Isabel Hardman Isabel Hardman

Treasury: We did not leak the Budget

It’s easy to forget that the Budget took place five long months ago when it is still being unpicked and argued over now. The Treasury Select Committee published the  responses from the government and the Office for Budget Responsibility to its report on that Budget today, and it includes a curious denial from the Treasury.

Andrew Tyrie and his colleagues on the committee had criticised the amount of pre-briefing and leaking of the budget that took place in the weeks before George Osborne stood up in the Commons, arguing that ‘coalition government is not a justification for budget leaks’. This is what the Treasury said in response:

No Treasury officials, Treasury Ministers or Treasury special advisers briefed the media before Budget day about any of the most important policy announcements: which in this case means policy information regarding tax rates or tax allowances.

The considerable media speculation in the week before the Budget can be explained by two factors. First, the need to agree major Budget measures over a week in advance in order to allow the OBR to certify policy costings. Second, the fact that the Budget policy package needs to be agreed by ministers from both political parties forming the coalition. These factors mean that, compared to previous governments, there are many more people who know the content of the Budget some time in advance. Additionally, the publication of the Coalition’s Programme for Government also means that priorities are spelt out more clearly and therefore media speculation can always be better informed. It is difficult to changes Budget confidentiality practices without altering these two fundamental features of the Coalition Government’s policy framework. HMT will keep all procedures under review in order to minimise the risk of leaks.

Debating who was responsible for leaking the Budget is not a very satisfying way of passing time, as journalists won’t breach their golden rule of protecting their sources. But the problem with those leaks was that though they brought some political gain for the Lib Dems in preventing George Osborne cutting the 50p rate of tax all the way down to 40p, they caused long-term political woe.

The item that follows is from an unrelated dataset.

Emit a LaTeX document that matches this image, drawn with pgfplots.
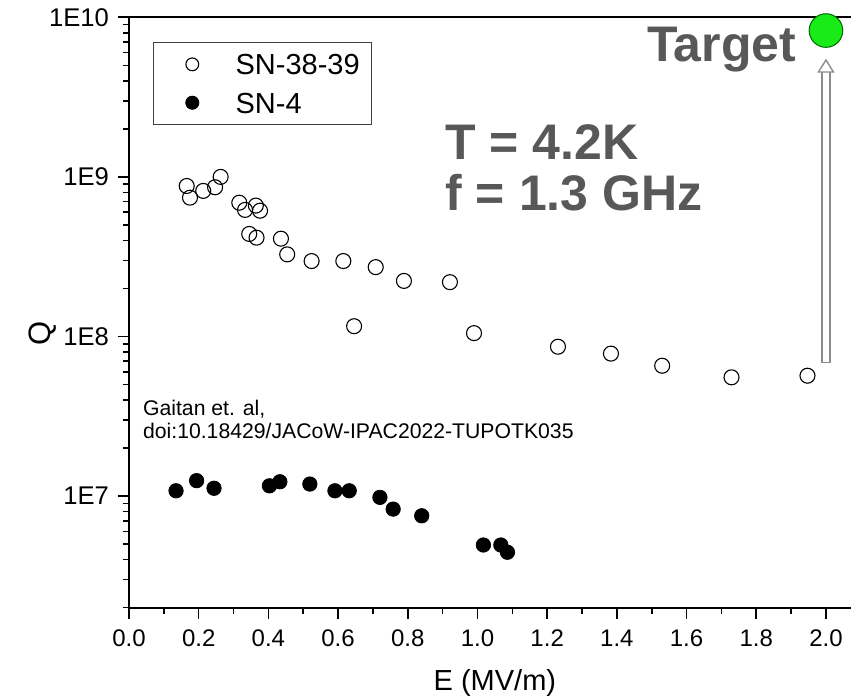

When journalists sat down on the Commons press gallery benches on 21 March, they had already written about the headline figures in terms of tax policy before George Osborne had even appeared at the despatch box. What they didn’t know was the detail that quickly became the big story for that day: the pasties, the caravans and the grannies.

Tory MPs frequently complain to me that while the Treasury should have seen these rows coming a mile off, the controversies became bigger and more quickly because they were exposed by the early leaks of other policies. Had details like the rise in the personal tax allowance and the 50p cut been held back to Budget day, those two policies would have made the headlines. Instead, Osborne found these front pages on his desk the following morning. It backfired on the Lib Dems too: the personal tax allowance that they were so proud of and which arguably made the most difference of any measure in the Budget was buried under those pesky pasties.

The leakers might consider being meeker in the run-up to the autumn statement and next year’s Budget. But somehow I suspect that once their blood is up as the Lib Dems and Tories do battle over ideas which could include Nick Clegg’s wealth tax, they might forget anything Andrew Tyrie has said to them and do the same thing all over again.